Pensó entonces aprovechar para pasarse a una distro venerable, de las de toda la vida, en la que muchas otras se basaban. Era un buen momento para hacerlo. Fue más larga, que no complicada, de configurar. Y tampoco quedó a su gusto, había cosas que no era capaz de dejar exactamente a su medida, escollos insalvables sin perder toda una tarde, algo que a día de hoy ya no era capaz de hacer, pues su paciencia para esos menesteres había menguado sobremanera. Empezó a darse cuenta, tras instalar esta segunda distribución, que la facilidad de configuración se estaba volviendo un requisito indispensable para él.

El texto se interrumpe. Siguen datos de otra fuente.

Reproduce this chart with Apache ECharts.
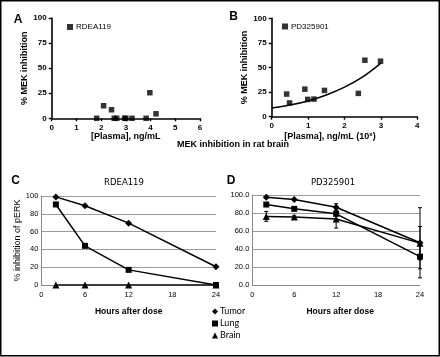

A pesar de todo, recordó una distro que fue durante mucho tiempo su favorita. Era pesada de configurar y daba problemas con los controladores privativos, pero una vez puesta en marcha no requería excesivo mantenimiento y podía usar los controladores libres para evitarse problemas. Sí, era el momento para su vuelta a los orígenes, esta vez la definitiva, haría oídos sordos a quienes le advirtieron en su último escarceo con la distribución en cuestión que se repasara la interminable lista de quebraderos de cabeza anteriores cada vez que pensara en volver a instalarla. Merecía la pena saltarse el requisito antes mencionado sobre la facilidad de configuración, sin duda. Allá fue, de cabeza a la piscina.

Y esta vez en la piscina había agua, la instaló, la configuró, se limitó a los controladores libres y, varias horas después, tenía un bonito sistema de escritorio, eficiente y actualizable al máximo. ¿Por qué entonces sentía que no era lo mismo que antes? A las primeras de cambio los desarrolladores decidieron actualizar algo importante, él no tuvo problemas porque su sistema estaba recién instalado, muchos otros no corrieron esa suerte. Comenzó de nuevo a tener la sensación de que no era tan fácil de mantener esta distro, que requería intervenciones y a veces un tiempo y una disposición a correr riesgos y aprender, que él ya no tenía. Además, aunque el sistema era ligero y respondía muy bien, le faltaba algo, un toque de distinción palpable en su distro favorita, ésa que estaba a punto de sacar nueva iso. KDE no era el mismo KDE. Aceptó, de mala gana, que se había vuelto a equivocar y se dispuso a regresar a casa.

La nueva iso, sin embargo, era un desastre. Problemas con la localización del lenguaje, problemas con los controladores propietarios, problemas con ciertas aplicaciones… Era insostenible, tenía que buscar otra cosa, tal vez tirar la toalla con GNU/Linux de una vez, rendirse y aceptar lo inevitable. Tal vez seguir la interminable búsqueda de la distribución perfecta, que de una vez por todas cerrase todas las heridas. O, a lo mejor, lo que debía hacer era afrontar finalmente que aquella distro era la suya, que debía reportar los errores, perder un poco de tiempo en solucionarlos (muy poco), seguir colaborando para eliminar problemas en futuras ediciones y dejarse de tonterías, «distro loving» y demás zarandajas.

En resumen, en pocas palabras, aceptar que se había convertido en un «fanboy» de Chakra, demasiado comprometido para abandonarla, demasiado acostumbrado a su forma de hacer las cosas, a su filosofía y a su comunidad. Un «fanboy» de los buenos, de los que aceptaban las limitaciones y sabían ver los errores para poder corregirlos, pero al fin y al cabo eso, un «fanboy», atrapado por la magia de una distribución. Se lo dijo mirándose a un espejo: «tú eres un ‘fanboy’ de Chakra y no la vas a abandonar». Sonrió al comprobar que no sonaba tan mal, después de todo.